Un percorso gourmet a base di locuste
E c’è chi si impegna, da tempi non sospetti, per combattere la presunta idiosincrasia degli italiani agli insetti a tavola. È per esempio il caso di Giulia Maffei e Giulia Tacchini, le dinamiche fondatrici di Entonote, l’associazione culturale che dal 2015, con base a Milano, promuove l’entomofagia, per l’appunto la dieta basata sugli insetti. Workshop, apertivi e degustazioni, showcooking e, soprattutto, le cosiddette ento-experience, percorsi sensoriali con assaggi di piatti a base di locuste, grilli e camole della farina.
“Abbiamo iniziato nel 2015 – spiegano – alla vigilia dell’Expo di Milano, quando si iniziava a parlare timidamente del tema, all’epoca la maggior parte delle persone neanche sapeva che gli insetti sono commestibili.

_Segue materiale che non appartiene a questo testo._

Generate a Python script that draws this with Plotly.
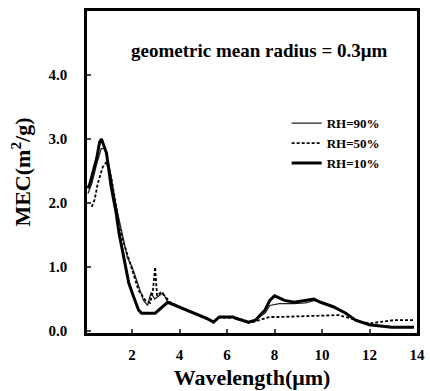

Oggi arrivano con domande puntuali e voglia di sperimentare. Nelle nostre ento-experience portiamo una serie di portate in cui l’insetto, preparato fresco e valorizzandone il sapore, è via via più visibile, favorendo così un approccio graduale per così dire meno scioccante. Quel che facciamo, soprattutto, è informare la gente su cosa stia mangiando e perché, confrontando i valori nutrizionali e il costo ambientale del singolo piatto con un piatto tradizionale. Per renderci conto insieme che mangiare insetti può essere gustoso e conveniente”.
Fucibo: patatine e biscotti al gusto d’insetto
Chi è già ampiamente attivo sul mercato del food italiano con farine di insetti è una startup di Vicenza. Si chiama Fucibo e produce biscotti, snack e chips a base di farine di insetti, al momento – proprio in virtù delle norme Ue – importate dall’estero. A breve arriveranno pasta e crackers. L’idea è venuta a Davide Rossi, ingegnere informatico con la passione per la cucina, e all’imprenditore Lorenzo Pezzato. Animati, entrambi, dalla sensibilità per la tutela dell’ambiente, erano partiti nel 2016 a Londra, “quando in Italia, a causa di un’interpretazione discutibile della normativa, non si poteva ancora commercializzare cibo con derivati di insetti. Oggi abbiamo pochi dubbi: gli insetti saranno il nuovo trend gastronomico per i prossimi anni, è anche una scelta etica e sostenibile”, dicono convinti.
Ad ogni modo per scongiurare il rischio di una ritrosia dei consumatori, sono partiti da chips di mais estruso, cotte in forno ed aromatizzate alla pizza e al formaggio. “Una linea studiata appositamente per avvicinarli con qualcosa di estremamente riconoscibile, riducendo al massimo l’effetto psicologico indotto dall’assaggiare gli insetti per la prima volta”, spiega Pezzato.
Insomma, gli insetti ci sono ma non si vedono. “I biscotti sono il nuovo punto di incontro fra tradizione e innovazione. – aggiunge – L’esperienza in Inghilterra ci lascia prevedere una parabola: il moto di cautela o repulsione iniziale si trasformerà anche in Italia in curiosità, e i prodotti diventeranno sempre più presenti sugli scaffali dei nostri supermercati”.
I prodotti di Fucibo sono made in Italy, ma anche in questo caso manca l’ultimo step: “Al momento compriamo le farine di insetti in Francia, ma non appena l’Ue darà l’ok alle aziende italiane non esiteremo a rifornirci nel nostro Paese, che può essere leader anche nel cosiddetto novel food. Purché si diffidi – chiosa – dalla narrazione di una certa parte politica che tende a far credere che le locuste sostituiranno gli gnocchi della nonna e non che, piuttosto, gli insetti costituiranno, nel futuro prossimo, un ingrediente in più, sostenibile e proteico, da tradurre in ricette antiche o nuove”.